## [Written problem]
Print nothing but the lines from the start of the listing below through the line that contains "from bokeh.core.properties import value". Do not include the pictures.

## [Given records]

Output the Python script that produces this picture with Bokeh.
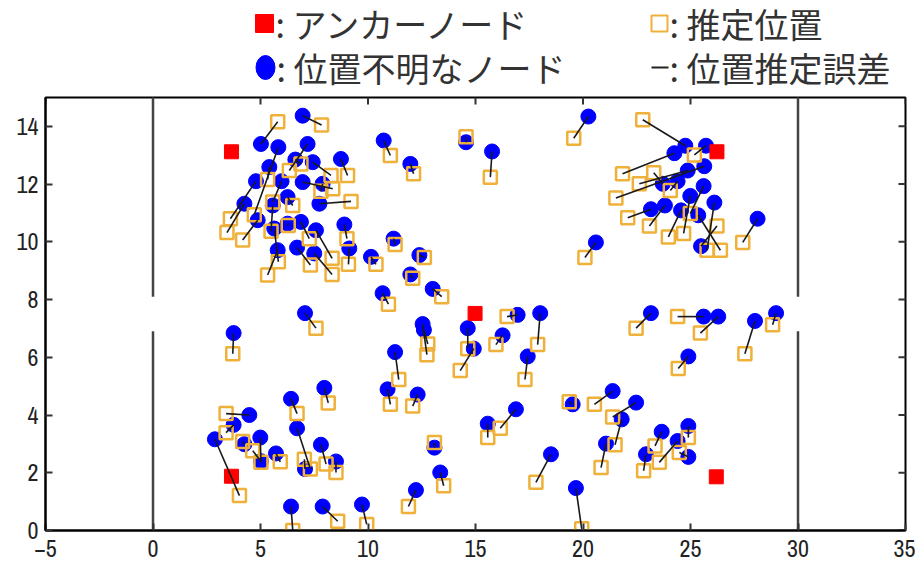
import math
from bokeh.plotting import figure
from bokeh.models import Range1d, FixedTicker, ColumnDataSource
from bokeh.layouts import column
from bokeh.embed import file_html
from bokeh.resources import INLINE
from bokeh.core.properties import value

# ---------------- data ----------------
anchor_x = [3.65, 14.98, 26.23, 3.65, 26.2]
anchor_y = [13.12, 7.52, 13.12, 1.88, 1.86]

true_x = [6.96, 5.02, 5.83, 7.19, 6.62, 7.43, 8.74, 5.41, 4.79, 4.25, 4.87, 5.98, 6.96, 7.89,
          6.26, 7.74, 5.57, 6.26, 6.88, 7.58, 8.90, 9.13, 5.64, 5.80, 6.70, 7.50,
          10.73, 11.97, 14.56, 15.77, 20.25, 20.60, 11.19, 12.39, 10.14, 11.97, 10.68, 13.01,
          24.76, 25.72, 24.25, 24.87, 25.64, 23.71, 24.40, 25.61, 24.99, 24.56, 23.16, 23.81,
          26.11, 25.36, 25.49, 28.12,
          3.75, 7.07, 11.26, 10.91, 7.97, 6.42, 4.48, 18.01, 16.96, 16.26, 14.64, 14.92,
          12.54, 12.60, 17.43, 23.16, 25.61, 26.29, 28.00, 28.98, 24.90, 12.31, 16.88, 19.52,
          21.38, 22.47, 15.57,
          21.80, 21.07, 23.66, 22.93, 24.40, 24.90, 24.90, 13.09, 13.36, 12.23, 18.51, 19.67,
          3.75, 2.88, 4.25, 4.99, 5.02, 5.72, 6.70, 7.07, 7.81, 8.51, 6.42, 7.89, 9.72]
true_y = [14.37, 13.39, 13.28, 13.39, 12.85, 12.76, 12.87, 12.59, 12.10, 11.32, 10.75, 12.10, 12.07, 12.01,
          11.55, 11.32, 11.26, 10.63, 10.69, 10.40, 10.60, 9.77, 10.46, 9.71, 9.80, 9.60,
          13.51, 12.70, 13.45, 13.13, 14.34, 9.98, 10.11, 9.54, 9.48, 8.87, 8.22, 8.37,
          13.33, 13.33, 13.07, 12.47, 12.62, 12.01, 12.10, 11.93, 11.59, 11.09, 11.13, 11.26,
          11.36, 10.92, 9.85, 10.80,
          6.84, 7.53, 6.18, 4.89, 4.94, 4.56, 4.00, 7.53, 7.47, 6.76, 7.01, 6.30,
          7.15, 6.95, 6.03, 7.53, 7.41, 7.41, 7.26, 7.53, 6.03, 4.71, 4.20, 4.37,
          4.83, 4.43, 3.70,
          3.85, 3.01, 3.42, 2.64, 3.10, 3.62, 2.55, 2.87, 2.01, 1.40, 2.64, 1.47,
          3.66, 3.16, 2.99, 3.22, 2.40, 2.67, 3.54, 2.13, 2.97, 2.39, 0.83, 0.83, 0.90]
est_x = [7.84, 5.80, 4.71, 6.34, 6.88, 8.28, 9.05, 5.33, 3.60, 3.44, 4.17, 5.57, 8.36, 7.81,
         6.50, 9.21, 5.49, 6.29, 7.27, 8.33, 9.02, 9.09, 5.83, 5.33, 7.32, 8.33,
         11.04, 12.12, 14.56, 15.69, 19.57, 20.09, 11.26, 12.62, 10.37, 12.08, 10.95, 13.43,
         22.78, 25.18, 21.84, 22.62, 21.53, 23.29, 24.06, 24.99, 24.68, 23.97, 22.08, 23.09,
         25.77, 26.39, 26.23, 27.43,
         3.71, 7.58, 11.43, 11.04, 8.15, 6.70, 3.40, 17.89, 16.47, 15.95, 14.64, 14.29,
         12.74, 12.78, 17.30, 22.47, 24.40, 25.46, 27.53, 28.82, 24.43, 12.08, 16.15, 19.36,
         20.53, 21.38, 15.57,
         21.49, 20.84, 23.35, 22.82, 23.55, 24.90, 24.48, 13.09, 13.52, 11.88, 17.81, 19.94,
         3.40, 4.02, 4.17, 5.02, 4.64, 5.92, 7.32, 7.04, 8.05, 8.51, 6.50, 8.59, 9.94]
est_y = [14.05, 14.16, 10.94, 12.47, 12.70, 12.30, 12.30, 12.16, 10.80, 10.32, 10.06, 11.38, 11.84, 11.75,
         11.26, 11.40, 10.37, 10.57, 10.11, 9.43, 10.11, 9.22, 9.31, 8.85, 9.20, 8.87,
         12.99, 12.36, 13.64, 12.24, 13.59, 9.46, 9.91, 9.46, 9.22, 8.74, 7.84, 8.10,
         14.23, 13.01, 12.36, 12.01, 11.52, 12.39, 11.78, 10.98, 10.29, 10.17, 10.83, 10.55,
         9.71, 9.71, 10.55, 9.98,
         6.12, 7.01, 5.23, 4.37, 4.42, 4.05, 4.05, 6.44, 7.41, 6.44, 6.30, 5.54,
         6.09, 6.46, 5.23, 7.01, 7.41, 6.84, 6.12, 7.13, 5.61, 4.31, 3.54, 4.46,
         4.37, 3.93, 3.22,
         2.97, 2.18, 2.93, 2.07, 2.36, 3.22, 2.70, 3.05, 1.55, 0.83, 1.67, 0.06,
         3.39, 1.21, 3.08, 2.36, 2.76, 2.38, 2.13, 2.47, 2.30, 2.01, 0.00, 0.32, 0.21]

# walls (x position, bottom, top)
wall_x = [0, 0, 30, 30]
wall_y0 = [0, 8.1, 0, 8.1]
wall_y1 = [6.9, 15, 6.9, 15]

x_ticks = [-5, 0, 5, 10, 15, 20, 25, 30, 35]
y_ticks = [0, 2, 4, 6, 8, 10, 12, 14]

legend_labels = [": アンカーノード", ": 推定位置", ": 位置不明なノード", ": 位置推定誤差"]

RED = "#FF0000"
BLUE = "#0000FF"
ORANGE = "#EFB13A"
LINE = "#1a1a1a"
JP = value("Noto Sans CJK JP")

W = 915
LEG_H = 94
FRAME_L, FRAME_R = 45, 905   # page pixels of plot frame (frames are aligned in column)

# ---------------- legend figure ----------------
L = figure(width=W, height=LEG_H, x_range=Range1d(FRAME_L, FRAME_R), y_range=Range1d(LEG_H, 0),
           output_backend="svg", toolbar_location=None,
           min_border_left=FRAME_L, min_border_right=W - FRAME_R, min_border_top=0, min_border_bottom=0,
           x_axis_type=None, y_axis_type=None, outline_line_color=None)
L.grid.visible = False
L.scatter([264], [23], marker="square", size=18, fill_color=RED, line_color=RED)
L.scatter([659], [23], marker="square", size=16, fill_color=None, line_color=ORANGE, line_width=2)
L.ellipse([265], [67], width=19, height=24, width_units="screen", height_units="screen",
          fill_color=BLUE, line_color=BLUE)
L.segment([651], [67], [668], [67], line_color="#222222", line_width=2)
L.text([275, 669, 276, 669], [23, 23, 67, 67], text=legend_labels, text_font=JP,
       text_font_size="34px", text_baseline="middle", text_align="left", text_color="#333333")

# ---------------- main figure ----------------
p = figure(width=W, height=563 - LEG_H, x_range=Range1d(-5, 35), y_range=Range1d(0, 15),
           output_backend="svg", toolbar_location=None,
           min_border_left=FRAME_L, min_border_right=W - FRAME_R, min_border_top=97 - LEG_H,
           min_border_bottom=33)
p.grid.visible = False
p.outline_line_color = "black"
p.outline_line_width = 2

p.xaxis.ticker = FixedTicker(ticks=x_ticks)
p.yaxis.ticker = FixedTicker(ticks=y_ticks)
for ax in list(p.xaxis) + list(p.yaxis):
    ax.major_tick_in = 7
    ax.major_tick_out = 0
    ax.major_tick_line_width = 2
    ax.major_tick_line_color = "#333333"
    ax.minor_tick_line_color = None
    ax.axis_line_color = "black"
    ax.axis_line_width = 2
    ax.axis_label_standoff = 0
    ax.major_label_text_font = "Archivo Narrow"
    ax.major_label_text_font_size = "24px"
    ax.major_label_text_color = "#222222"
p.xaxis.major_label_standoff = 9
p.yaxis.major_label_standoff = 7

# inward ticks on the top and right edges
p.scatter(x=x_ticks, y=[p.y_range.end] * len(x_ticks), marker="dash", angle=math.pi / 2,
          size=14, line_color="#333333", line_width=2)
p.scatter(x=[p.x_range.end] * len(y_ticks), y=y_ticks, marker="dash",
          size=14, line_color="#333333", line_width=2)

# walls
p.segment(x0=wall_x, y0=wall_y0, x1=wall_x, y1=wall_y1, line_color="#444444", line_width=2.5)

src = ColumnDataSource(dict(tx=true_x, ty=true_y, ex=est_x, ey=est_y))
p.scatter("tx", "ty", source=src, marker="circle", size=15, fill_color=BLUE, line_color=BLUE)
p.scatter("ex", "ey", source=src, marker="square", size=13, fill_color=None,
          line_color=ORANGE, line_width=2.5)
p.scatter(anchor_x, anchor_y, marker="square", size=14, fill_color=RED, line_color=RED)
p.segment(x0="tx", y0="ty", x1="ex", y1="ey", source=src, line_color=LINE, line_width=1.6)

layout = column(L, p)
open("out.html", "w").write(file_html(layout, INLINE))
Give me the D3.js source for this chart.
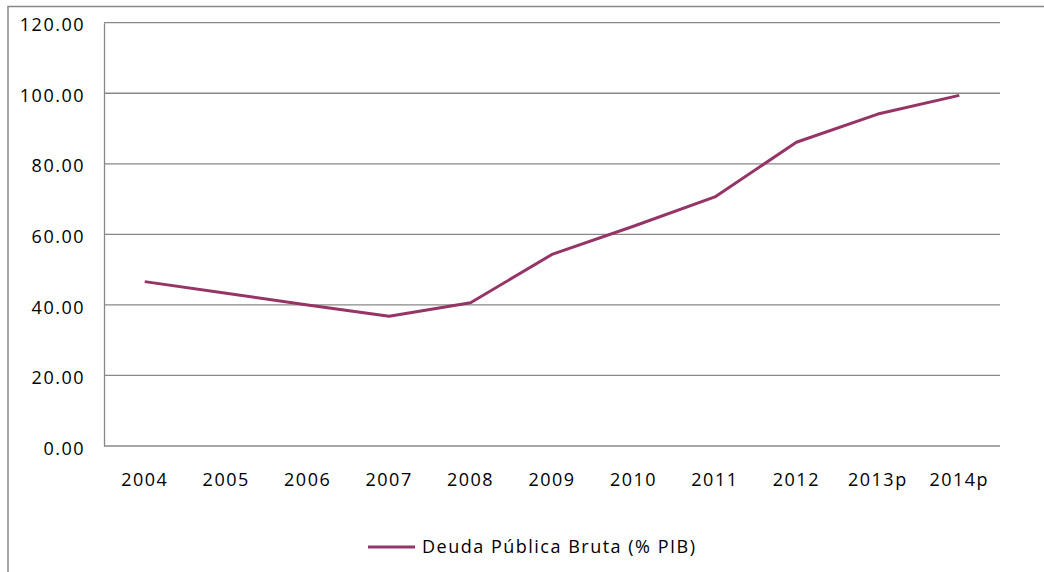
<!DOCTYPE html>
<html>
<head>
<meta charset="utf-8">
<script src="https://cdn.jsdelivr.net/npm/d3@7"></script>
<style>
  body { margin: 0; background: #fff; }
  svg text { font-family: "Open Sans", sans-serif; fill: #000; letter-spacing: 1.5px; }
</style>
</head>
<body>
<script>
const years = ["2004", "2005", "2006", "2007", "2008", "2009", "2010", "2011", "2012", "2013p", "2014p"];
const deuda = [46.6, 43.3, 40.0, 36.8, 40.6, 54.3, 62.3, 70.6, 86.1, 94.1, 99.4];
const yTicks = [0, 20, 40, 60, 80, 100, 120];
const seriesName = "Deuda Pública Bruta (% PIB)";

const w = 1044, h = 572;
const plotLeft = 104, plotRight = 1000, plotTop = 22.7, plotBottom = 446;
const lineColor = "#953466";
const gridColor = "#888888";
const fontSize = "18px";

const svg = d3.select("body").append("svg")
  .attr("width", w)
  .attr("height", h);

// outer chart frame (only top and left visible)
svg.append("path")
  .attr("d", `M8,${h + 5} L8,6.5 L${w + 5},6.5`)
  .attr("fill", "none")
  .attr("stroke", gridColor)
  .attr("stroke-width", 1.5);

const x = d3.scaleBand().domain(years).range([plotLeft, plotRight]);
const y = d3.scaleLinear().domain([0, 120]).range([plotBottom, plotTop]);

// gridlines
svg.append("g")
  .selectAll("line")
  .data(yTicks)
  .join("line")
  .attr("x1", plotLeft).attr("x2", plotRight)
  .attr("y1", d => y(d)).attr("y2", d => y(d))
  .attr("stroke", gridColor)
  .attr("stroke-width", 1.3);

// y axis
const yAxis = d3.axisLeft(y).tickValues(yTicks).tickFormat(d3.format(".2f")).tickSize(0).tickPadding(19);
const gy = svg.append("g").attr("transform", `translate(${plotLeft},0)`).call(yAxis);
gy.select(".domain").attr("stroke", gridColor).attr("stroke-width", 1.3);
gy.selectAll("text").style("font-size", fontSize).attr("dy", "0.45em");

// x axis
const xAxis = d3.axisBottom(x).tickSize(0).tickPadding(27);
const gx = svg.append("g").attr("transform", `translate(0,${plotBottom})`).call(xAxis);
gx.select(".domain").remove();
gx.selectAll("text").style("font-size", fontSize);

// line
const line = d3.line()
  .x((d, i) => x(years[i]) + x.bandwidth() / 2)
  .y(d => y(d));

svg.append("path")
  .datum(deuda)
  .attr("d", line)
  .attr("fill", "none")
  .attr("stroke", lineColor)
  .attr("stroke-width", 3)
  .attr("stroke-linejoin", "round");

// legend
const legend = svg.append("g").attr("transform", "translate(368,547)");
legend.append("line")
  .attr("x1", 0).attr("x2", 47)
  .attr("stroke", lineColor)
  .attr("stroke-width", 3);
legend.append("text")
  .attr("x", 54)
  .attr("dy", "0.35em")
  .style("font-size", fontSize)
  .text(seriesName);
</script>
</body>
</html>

## [Answer]
Output the Python script that produces this picture with Bokeh.
import math
from bokeh.plotting import figure
from bokeh.models import Range1d, FixedTicker, ColumnDataSource
from bokeh.layouts import column
from bokeh.embed import file_html
from bokeh.resources import INLINE
from bokeh.core.properties import value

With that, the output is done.